[DIRECTIVE]: Will you output all of the data below exactly, omitting the images?

[INFORMATION PROVIDED]:
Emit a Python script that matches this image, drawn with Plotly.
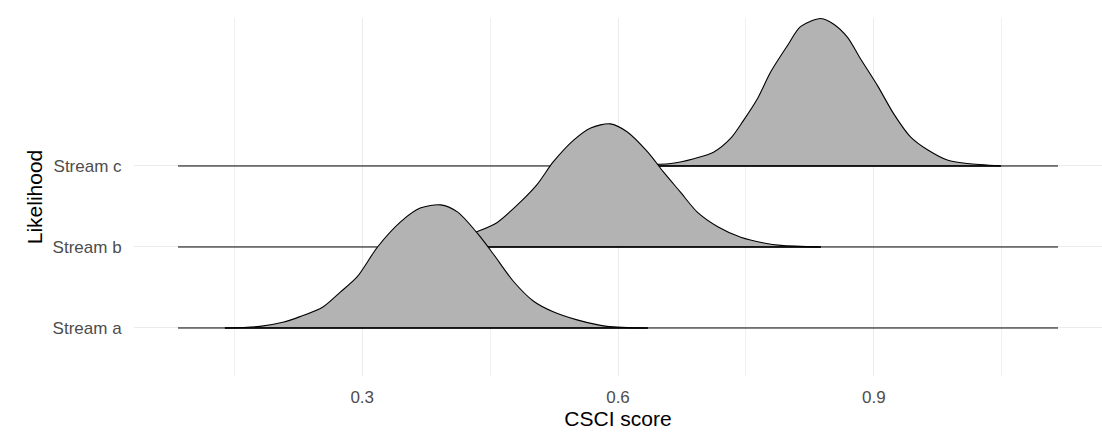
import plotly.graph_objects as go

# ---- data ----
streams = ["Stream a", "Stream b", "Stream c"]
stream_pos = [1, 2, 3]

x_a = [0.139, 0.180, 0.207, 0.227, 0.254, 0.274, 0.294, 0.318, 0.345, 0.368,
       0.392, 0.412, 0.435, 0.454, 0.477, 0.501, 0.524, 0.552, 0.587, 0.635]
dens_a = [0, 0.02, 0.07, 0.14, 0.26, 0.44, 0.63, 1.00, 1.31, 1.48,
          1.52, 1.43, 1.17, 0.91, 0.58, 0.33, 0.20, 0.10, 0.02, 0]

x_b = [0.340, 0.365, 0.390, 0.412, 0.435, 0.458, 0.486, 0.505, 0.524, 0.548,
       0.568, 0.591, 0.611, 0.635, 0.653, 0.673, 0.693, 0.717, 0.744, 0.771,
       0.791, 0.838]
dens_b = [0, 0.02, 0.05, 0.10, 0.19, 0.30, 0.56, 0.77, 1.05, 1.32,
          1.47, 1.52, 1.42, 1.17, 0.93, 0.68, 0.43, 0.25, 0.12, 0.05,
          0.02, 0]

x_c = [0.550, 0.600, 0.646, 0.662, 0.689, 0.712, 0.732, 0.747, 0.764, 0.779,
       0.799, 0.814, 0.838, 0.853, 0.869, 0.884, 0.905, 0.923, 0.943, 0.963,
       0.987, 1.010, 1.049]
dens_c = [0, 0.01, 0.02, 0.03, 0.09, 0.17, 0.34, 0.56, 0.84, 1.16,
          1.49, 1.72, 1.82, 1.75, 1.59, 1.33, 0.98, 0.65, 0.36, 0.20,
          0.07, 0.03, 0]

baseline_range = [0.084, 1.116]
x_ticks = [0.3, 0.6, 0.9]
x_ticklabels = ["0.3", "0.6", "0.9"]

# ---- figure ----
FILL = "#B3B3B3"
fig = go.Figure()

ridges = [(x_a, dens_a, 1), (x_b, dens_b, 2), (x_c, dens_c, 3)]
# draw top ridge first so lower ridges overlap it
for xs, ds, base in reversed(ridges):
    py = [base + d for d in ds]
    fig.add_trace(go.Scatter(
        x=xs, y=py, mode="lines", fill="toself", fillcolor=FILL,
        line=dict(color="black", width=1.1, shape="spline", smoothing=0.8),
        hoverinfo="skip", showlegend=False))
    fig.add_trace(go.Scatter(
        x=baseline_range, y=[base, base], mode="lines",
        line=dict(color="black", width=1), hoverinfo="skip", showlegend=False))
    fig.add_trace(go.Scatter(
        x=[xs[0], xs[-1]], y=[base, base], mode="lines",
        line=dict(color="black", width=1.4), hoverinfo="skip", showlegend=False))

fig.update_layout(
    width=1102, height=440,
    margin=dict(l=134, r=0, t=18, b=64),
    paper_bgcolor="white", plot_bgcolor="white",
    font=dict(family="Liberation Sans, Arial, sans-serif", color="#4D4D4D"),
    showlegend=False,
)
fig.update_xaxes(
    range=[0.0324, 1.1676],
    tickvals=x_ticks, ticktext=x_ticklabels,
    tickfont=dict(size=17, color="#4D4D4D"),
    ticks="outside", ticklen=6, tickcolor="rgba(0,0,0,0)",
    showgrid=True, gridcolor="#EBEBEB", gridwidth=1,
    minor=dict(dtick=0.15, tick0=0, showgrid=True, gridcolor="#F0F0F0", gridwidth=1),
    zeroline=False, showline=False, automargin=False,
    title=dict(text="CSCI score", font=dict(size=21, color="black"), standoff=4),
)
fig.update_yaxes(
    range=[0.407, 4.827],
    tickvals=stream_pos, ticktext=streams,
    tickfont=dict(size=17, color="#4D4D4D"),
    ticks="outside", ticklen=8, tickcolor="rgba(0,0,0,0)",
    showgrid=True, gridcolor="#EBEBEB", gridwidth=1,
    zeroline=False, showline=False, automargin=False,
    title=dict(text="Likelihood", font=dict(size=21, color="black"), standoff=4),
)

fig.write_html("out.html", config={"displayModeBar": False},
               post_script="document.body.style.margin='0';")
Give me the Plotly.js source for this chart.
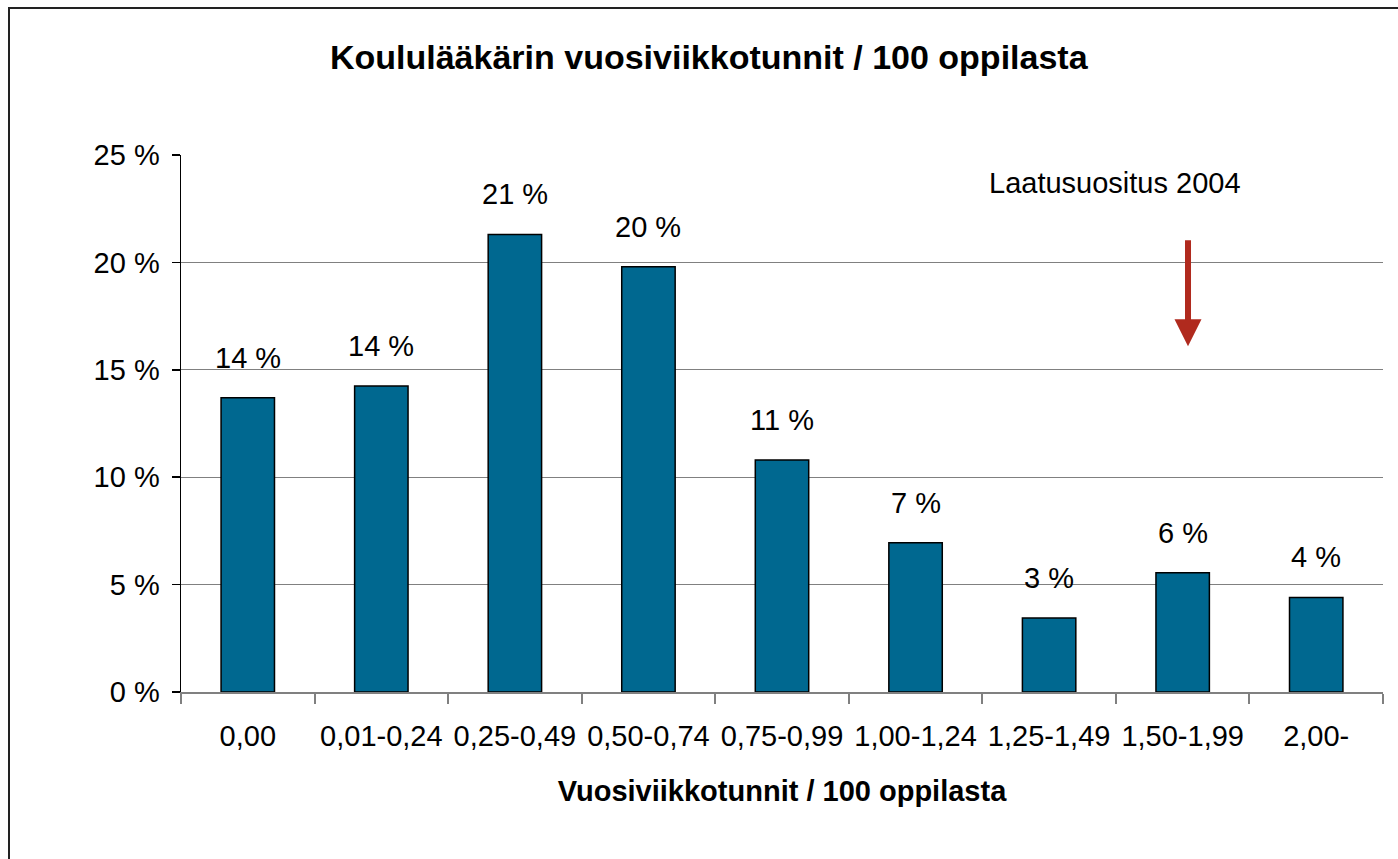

[SOLVED EXERCISE]:
Emit a Python script that matches this image, drawn with Plotly.
import plotly.graph_objects as go

# ---- data ----
streams = ["Stream a", "Stream b", "Stream c"]
stream_pos = [1, 2, 3]

x_a = [0.139, 0.180, 0.207, 0.227, 0.254, 0.274, 0.294, 0.318, 0.345, 0.368,
       0.392, 0.412, 0.435, 0.454, 0.477, 0.501, 0.524, 0.552, 0.587, 0.635]
dens_a = [0, 0.02, 0.07, 0.14, 0.26, 0.44, 0.63, 1.00, 1.31, 1.48,
          1.52, 1.43, 1.17, 0.91, 0.58, 0.33, 0.20, 0.10, 0.02, 0]

x_b = [0.340, 0.365, 0.390, 0.412, 0.435, 0.458, 0.486, 0.505, 0.524, 0.548,
       0.568, 0.591, 0.611, 0.635, 0.653, 0.673, 0.693, 0.717, 0.744, 0.771,
       0.791, 0.838]
dens_b = [0, 0.02, 0.05, 0.10, 0.19, 0.30, 0.56, 0.77, 1.05, 1.32,
          1.47, 1.52, 1.42, 1.17, 0.93, 0.68, 0.43, 0.25, 0.12, 0.05,
          0.02, 0]

x_c = [0.550, 0.600, 0.646, 0.662, 0.689, 0.712, 0.732, 0.747, 0.764, 0.779,
       0.799, 0.814, 0.838, 0.853, 0.869, 0.884, 0.905, 0.923, 0.943, 0.963,
       0.987, 1.010, 1.049]
dens_c = [0, 0.01, 0.02, 0.03, 0.09, 0.17, 0.34, 0.56, 0.84, 1.16,
          1.49, 1.72, 1.82, 1.75, 1.59, 1.33, 0.98, 0.65, 0.36, 0.20,
          0.07, 0.03, 0]

baseline_range = [0.084, 1.116]
x_ticks = [0.3, 0.6, 0.9]
x_ticklabels = ["0.3", "0.6", "0.9"]

# ---- figure ----
FILL = "#B3B3B3"
fig = go.Figure()

ridges = [(x_a, dens_a, 1), (x_b, dens_b, 2), (x_c, dens_c, 3)]
# draw top ridge first so lower ridges overlap it
for xs, ds, base in reversed(ridges):
    py = [base + d for d in ds]
    fig.add_trace(go.Scatter(
        x=xs, y=py, mode="lines", fill="toself", fillcolor=FILL,
        line=dict(color="black", width=1.1, shape="spline", smoothing=0.8),
        hoverinfo="skip", showlegend=False))
    fig.add_trace(go.Scatter(
        x=baseline_range, y=[base, base], mode="lines",
        line=dict(color="black", width=1), hoverinfo="skip", showlegend=False))
    fig.add_trace(go.Scatter(
        x=[xs[0], xs[-1]], y=[base, base], mode="lines",
        line=dict(color="black", width=1.4), hoverinfo="skip", showlegend=False))

fig.update_layout(
    width=1102, height=440,
    margin=dict(l=134, r=0, t=18, b=64),
    paper_bgcolor="white", plot_bgcolor="white",
    font=dict(family="Liberation Sans, Arial, sans-serif", color="#4D4D4D"),
    showlegend=False,
)
fig.update_xaxes(
    range=[0.0324, 1.1676],
    tickvals=x_ticks, ticktext=x_ticklabels,
    tickfont=dict(size=17, color="#4D4D4D"),
    ticks="outside", ticklen=6, tickcolor="rgba(0,0,0,0)",
    showgrid=True, gridcolor="#EBEBEB", gridwidth=1,
    minor=dict(dtick=0.15, tick0=0, showgrid=True, gridcolor="#F0F0F0", gridwidth=1),
    zeroline=False, showline=False, automargin=False,
    title=dict(text="CSCI score", font=dict(size=21, color="black"), standoff=4),
)
fig.update_yaxes(
    range=[0.407, 4.827],
    tickvals=stream_pos, ticktext=streams,
    tickfont=dict(size=17, color="#4D4D4D"),
    ticks="outside", ticklen=8, tickcolor="rgba(0,0,0,0)",
    showgrid=True, gridcolor="#EBEBEB", gridwidth=1,
    zeroline=False, showline=False, automargin=False,
    title=dict(text="Likelihood", font=dict(size=21, color="black"), standoff=4),
)

fig.write_html("out.html", config={"displayModeBar": False},
               post_script="document.body.style.margin='0';")
Give me the Plotly.js source for this chart.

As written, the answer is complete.